## Data lines

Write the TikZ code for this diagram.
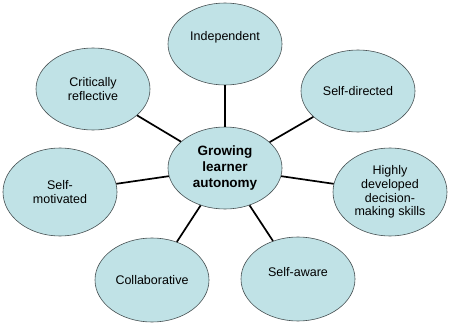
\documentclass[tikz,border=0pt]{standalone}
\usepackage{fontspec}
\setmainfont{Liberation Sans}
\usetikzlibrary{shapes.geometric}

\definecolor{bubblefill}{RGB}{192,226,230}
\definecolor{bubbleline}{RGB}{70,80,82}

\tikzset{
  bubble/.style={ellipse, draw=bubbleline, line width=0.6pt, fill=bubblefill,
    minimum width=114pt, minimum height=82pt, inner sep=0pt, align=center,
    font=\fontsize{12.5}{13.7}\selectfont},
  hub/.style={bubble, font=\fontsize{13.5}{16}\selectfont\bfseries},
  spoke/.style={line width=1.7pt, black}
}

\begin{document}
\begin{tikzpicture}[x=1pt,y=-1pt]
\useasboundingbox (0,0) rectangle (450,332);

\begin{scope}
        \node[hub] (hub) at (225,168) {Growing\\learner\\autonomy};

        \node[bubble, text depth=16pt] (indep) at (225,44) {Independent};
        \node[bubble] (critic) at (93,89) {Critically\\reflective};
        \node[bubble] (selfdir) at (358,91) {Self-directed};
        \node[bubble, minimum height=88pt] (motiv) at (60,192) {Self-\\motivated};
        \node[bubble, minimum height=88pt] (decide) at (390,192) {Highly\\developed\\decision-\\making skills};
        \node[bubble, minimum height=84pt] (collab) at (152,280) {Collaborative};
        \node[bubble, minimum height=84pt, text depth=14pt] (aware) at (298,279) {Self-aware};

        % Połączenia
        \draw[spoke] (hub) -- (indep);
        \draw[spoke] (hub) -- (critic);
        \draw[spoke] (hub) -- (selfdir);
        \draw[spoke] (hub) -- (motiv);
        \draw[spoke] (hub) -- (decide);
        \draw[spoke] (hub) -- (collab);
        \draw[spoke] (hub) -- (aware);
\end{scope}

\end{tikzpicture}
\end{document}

## The task
Copy each line exactly, and leave the pictures out of your copy.

## Exercise answer
Write the TikZ code for this diagram.
\documentclass[tikz,border=0pt]{standalone}
\usepackage{fontspec}
\setmainfont{Liberation Sans}
\usetikzlibrary{shapes.geometric}

\definecolor{bubblefill}{RGB}{192,226,230}
\definecolor{bubbleline}{RGB}{70,80,82}

\tikzset{
  bubble/.style={ellipse, draw=bubbleline, line width=0.6pt, fill=bubblefill,
    minimum width=114pt, minimum height=82pt, inner sep=0pt, align=center,
    font=\fontsize{12.5}{13.7}\selectfont},
  hub/.style={bubble, font=\fontsize{13.5}{16}\selectfont\bfseries},
  spoke/.style={line width=1.7pt, black}
}

\begin{document}
\begin{tikzpicture}[x=1pt,y=-1pt]
\useasboundingbox (0,0) rectangle (450,332);

\begin{scope}
        \node[hub] (hub) at (225,168) {Growing\\learner\\autonomy};

        \node[bubble, text depth=16pt] (indep) at (225,44) {Independent};
        \node[bubble] (critic) at (93,89) {Critically\\reflective};
        \node[bubble] (selfdir) at (358,91) {Self-directed};
        \node[bubble, minimum height=88pt] (motiv) at (60,192) {Self-\\motivated};
        \node[bubble, minimum height=88pt] (decide) at (390,192) {Highly\\developed\\decision-\\making skills};
        \node[bubble, minimum height=84pt] (collab) at (152,280) {Collaborative};
        \node[bubble, minimum height=84pt, text depth=14pt] (aware) at (298,279) {Self-aware};

        % Połączenia
        \draw[spoke] (hub) -- (indep);
        \draw[spoke] (hub) -- (critic);
        \draw[spoke] (hub) -- (selfdir);
        \draw[spoke] (hub) -- (motiv);
        \draw[spoke] (hub) -- (decide);
        \draw[spoke] (hub) -- (collab);
        \draw[spoke] (hub) -- (aware);
\end{scope}

\end{tikzpicture}
\end{document}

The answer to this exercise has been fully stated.